Cousu de clown blanc

Article Article

Critique de Sur un fil, de Reda Kateb (sortie le 30 octobre 2024).

 Jo, jeune acrobate circassienne, se retrouve clouée sur la terre ferme suite à une mauvaise chute pendant un numéro. Aux abois, elle accepte de tenter sa chance comme clown hospitalier. Elle va se rendre compte que cet art repose lui aussi sur un sacré talent d’équilibriste…

Cousu de clown blanc

Aloïse Sauvage dans Sur un fil de Reda Kateb.

© DR.

Malgré l'évidente tendresse de Reda Kateb pour le monde hospitalier et les arts du cirque, que l'on ressent constamment, son premier film reste coincé dans ses bonnes intentions. 

La première scène est éloquente, réalisée avec une maestria folle, sur fond de musique hypnotique, avec une Aloïse Sauvage incroyablement charismatique. Un numéro de cirque à la sauce Titane, qui démontre une soif de cinéma indéniable. Puis...patatras, après la chute, plus rien. L'artiste Jo, clouée dans son fauteuil et dans la grisaille d'une ville de banlieue, n'est que bougonnerie. Pas de drame pourtant : miraculée, elle pourra remonter sur son fil dans quelques mois. Mais en attendant, faut bien bouffer : alors, pourquoi pas clown ? Et tant pis si elle a des béquilles, et n'est vraisemblablement pas prête.

Le problème principal de Sur un fil est d'être, à l'image de son héroïne, constamment empêché. Il boitille, hésite, dans un sur place qui devient presque gênant, sans enjeu dramatique réel, cloué par sa volonté de donner à voir mais échouant à bien montrer. A sa décharge, s'il y a bien deux choses extrêmement difficiles à filmer, ce sont l'enfance et les numéros de clown. Alors, si en plus la clown en question est débutante et son corps entravé...

« L'hôpital est un collectif qui ne se résume ni à une médecin courageuse d'implication ni à un bambin, si adorable soit-il.. »

C'est ainsi que les séquences pédagogiques sur le métier de clown hospitalier, souvent expédiées et peu fouillées - choix de montage, alors que la fondatrice du Rire Médecin a participé au scénario ? -, font bégayer l'intrigue plutôt que de l'approfondir. Mais, surtout, la principale faute de Reda Kateb est, dans un service d'oncopédiatrie, de ne pas réellement filmer les enfants et le personnel. Quasiment muets, laissés hors champ, écrasés par une musique répétitive, ils ne peuvent participer à retranscrire l'atmosphère singulière voire unique de ces unités. L'hôpital est un collectif qui ne se résume ni à une médecin courageuse d'implication ni à un bambin, si adorable soit-il, sur lequel repose l'entièreté de l'émotionnalité qui semble avoir voulu être véhiculée. 

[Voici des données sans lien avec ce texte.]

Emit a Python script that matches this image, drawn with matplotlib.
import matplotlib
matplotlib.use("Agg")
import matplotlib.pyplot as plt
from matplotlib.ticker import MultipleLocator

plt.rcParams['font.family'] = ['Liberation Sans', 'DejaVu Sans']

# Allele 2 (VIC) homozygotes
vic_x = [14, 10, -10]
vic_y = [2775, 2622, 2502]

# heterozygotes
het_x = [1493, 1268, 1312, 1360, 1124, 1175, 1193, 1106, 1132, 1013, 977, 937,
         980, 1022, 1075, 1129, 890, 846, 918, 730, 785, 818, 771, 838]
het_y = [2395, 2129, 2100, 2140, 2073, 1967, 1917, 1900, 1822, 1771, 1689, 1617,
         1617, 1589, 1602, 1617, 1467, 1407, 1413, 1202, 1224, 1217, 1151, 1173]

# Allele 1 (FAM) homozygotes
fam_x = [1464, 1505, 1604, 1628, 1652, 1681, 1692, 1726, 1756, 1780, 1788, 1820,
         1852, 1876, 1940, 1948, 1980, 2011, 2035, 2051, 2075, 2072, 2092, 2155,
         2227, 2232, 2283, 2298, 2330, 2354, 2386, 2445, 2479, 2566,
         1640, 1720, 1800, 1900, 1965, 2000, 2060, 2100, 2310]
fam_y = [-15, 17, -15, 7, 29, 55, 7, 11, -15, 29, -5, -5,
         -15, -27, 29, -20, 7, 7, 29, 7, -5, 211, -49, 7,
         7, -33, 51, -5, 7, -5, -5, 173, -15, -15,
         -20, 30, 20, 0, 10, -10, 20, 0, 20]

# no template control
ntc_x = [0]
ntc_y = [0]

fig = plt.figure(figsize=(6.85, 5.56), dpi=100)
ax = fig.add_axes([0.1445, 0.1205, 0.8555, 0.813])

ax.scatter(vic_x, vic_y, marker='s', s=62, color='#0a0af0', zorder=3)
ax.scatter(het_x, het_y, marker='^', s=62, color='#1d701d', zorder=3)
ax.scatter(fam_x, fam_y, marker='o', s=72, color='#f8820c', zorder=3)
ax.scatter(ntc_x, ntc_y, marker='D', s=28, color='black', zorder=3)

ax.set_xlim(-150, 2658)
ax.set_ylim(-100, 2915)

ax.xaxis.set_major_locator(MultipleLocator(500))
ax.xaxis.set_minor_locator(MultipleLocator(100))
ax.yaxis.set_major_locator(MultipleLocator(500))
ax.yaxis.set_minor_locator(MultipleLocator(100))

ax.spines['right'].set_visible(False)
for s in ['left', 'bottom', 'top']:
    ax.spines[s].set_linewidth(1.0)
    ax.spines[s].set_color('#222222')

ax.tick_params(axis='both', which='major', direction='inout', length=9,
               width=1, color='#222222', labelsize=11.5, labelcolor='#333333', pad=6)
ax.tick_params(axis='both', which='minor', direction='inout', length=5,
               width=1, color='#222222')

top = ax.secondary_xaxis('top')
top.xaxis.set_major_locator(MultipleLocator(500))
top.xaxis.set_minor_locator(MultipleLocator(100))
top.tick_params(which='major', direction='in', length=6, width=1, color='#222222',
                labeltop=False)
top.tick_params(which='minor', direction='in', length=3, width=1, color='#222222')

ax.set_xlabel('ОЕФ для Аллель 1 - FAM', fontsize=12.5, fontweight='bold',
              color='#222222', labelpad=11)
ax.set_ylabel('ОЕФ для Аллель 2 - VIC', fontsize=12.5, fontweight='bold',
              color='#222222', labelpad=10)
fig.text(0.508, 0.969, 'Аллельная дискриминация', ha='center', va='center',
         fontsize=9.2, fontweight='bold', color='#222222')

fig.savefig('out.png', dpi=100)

https://www.whatsupdoc-lemag.fr/article/les-clowns-du-rire-medecin-apportent-quelque-chose-de-doux-et-de-drole-un-endroit-ou-ce

A un moment du film, le clown Poireau interpelle Jo en lui demandant pourquoi elle est si solitaire, et pourquoi il ne sait rien d'elle. C'est un peu ce que l'on ressent , à l'issue de ce film qui a vraisemblablement été pensé comme choral, à l'image de ce que peuvent produire Toledano et Nakache, chez qui Reda Kateb est passé et a puisé, plus que chez Thomas Lilti, un autre de ses metteurs en scène, son inspiration : une volonté de traduire cette solidarité, de faire vivre une communauté, mais au final un ressenti d'extrême solitude. De ces gens, l'on saura bien peu. Le scénario, expédié, et la volonté documentaire, limitée, ne peuvent hélas nous aider à en avoir davantage envie.